Velocity gradient distributions in fully developed turbulence: An experimental study

Abstract

We report measurements of the probability distribution function of the velocity derivatives, and the corresponding hyperflatness factors, up to order 6, as a function of the microscale Reynolds number ${\mathrm{R}}_{\mathrm{\lambda }}.$ The measurements are performed in a flow produced between counter-rotating disks, using low-temperature helium gas as the working fluid, in a range of microscale Reynolds numbers lying between 150 and 2300. Consistently with previous studies, a transitional behavior is found around ${\mathrm{R}}_{\mathrm{\lambda }}\text{≈700.}$ We determine a simple scaling law, in terms of ${\mathrm{R}}_{\mathrm{\lambda }},$ which allows the collapse of the tails of the pdf of the velocity derivatives onto a single curve, below the transition.
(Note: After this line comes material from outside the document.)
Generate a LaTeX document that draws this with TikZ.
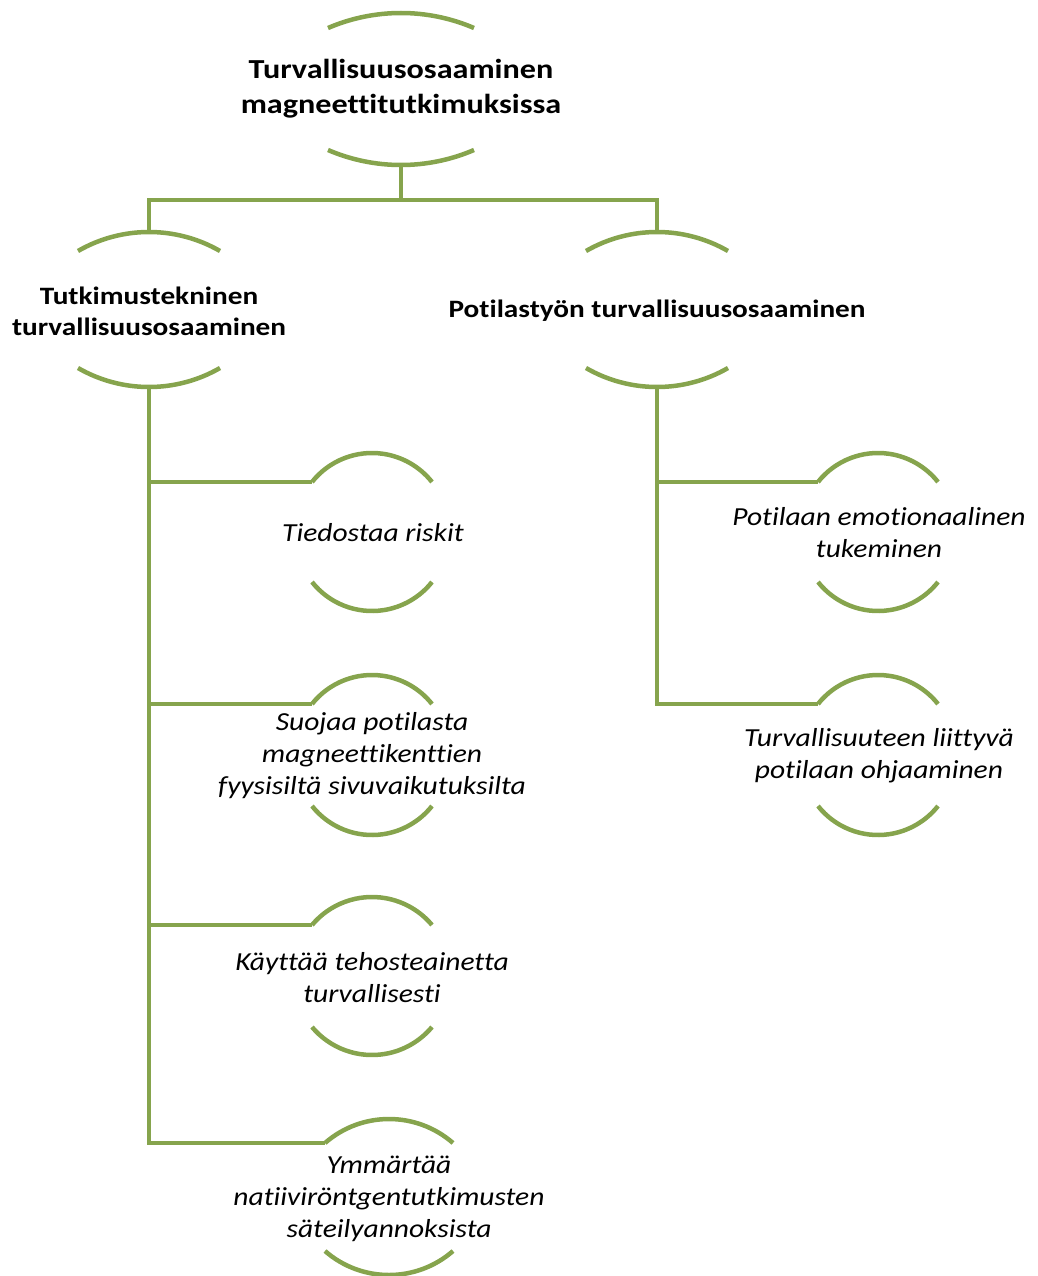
\documentclass[tikz,border=0pt]{standalone}
\usepackage{fontspec}
\setmainfont[Ligatures=CommonOff]{Carlito}
\newfontfamily\boldwidefont[FakeStretch=1.17,Ligatures=CommonOff]{Carlito}
\newfontfamily\italwidefont[FakeStretch=1.135,Ligatures=CommonOff]{Carlito}
\definecolor{olivegreen}{RGB}{134,164,77}
\tikzset{
  arcline/.style={draw=olivegreen, line width=4.5pt},
  conn/.style={draw=olivegreen, line width=4.5pt},
  headtext/.style={font=\boldwidefont\bfseries\fontsize{27.5}{35}\selectfont, align=center, inner sep=0pt},
  midtext/.style={font=\boldwidefont\bfseries\fontsize{25}{31}\selectfont, align=center, inner sep=0pt},
  leaftext/.style={font=\italwidefont\itshape\fontsize{26}{32}\selectfont, align=center, inner sep=0pt},
}
% name, cx, cy, half width, end offset, apex offset
\newcommand\greenbrk[6]{%
  \pgfmathsetmacro\bs{#6-#5}%
  \pgfmathsetmacro\br{(#4*#4+\bs*\bs)/(2*\bs)}%
  \pgfmathsetmacro\bt{asin(#4/\br)}%
  \coordinate (#1-l) at (#2-#4,#3-#5);
  \coordinate (#1-bl) at (#2-#4,#3+#5);
  \coordinate (#1-in) at (#2,#3-#6);
  \coordinate (#1-out) at (#2,#3+#6);
  \draw[arcline] (#1-l) arc[start angle=90+\bt, end angle=90-\bt, radius=\br*1pt];
  \draw[arcline] (#1-bl) arc[start angle=270-\bt, end angle=270+\bt, radius=\br*1pt];
}
\begin{document}
\begin{tikzpicture}[x=1pt,y=-1pt]
\useasboundingbox (0,0) rectangle (1037,1276);

% brackets
\greenbrk{T}{401}{89}{73}{61}{76}
\greenbrk{L}{149}{309.5}{71}{58.5}{77.5}
\greenbrk{R}{657}{309.5}{71}{58.5}{77.5}
\greenbrk{A}{372}{532}{60}{50}{79}
\greenbrk{B}{372}{755}{60}{51}{80}
\greenbrk{C}{372}{976}{60}{51}{79}
\greenbrk{D}{389}{1197}{64}{54}{78}
\greenbrk{E}{878}{532}{60}{50}{79}
\greenbrk{F}{878}{755}{60}{51}{80}

% texts
\node[headtext] (Tt) at (401,89) {Turvallisuusosaaminen\\magneettitutkimuksissa};
\node[midtext] (Lt) at (149,311) {Tutkimustekninen\\turvallisuusosaaminen};
\node[midtext] (Rt) at (657,311) {Potilastyön turvallisuusosaaminen};
\node[leaftext] (At) at (373,533) {Tiedostaa riskit};
\node[leaftext] (Bt) at (372,756) {Suojaa potilasta\\magneettikenttien\\fyysisiltä sivuvaikutuksilta};
\node[leaftext] (Ct) at (372,978) {Käyttää tehosteainetta\\turvallisesti};
\node[leaftext] (Dt) at (389,1199) {Ymmärtää\\natiiviröntgentutkimusten\\säteilyannoksista};
\node[leaftext] (Et) at (879,533) {Potilaan emotionaalinen\\tukeminen};
\node[leaftext] (Ft) at (879,756) {Turvallisuuteen liittyvä\\potilaan ohjaaminen};

% connectors
\coordinate (bus) at (401,200);
\draw[conn] (T-out) -- (bus);
\draw[conn] (L-in) |- (bus) -| (R-in);
\draw[conn] (L-out) |- (A-l);
\draw[conn] (L-out) |- (B-l);
\draw[conn] (L-out) |- (C-l);
\draw[conn] (L-out) |- (D-l);
\draw[conn] (R-out) |- (E-l);
\draw[conn] (R-out) |- (F-l);
\end{tikzpicture}
\end{document}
We find well-defined relative power laws for the hyperflatness factors $H_p$ and $H_p^{*},$ throughout the entire range of variation of ${\mathrm{R}}_{\mathrm{\lambda }}:$ $H_4{\text{=F=(0.99±0.05)H}}_6^{\text{0.376±0.015}}$ and $H_5^{*}{\text{=(0.95±0.05)H}}_6^{\text{0.67±0.022}}.$ These results are compared to those of previous investigators and to various theoretical approaches both statistical (multifractal model) and structural (i.e., based on a model of fine scales).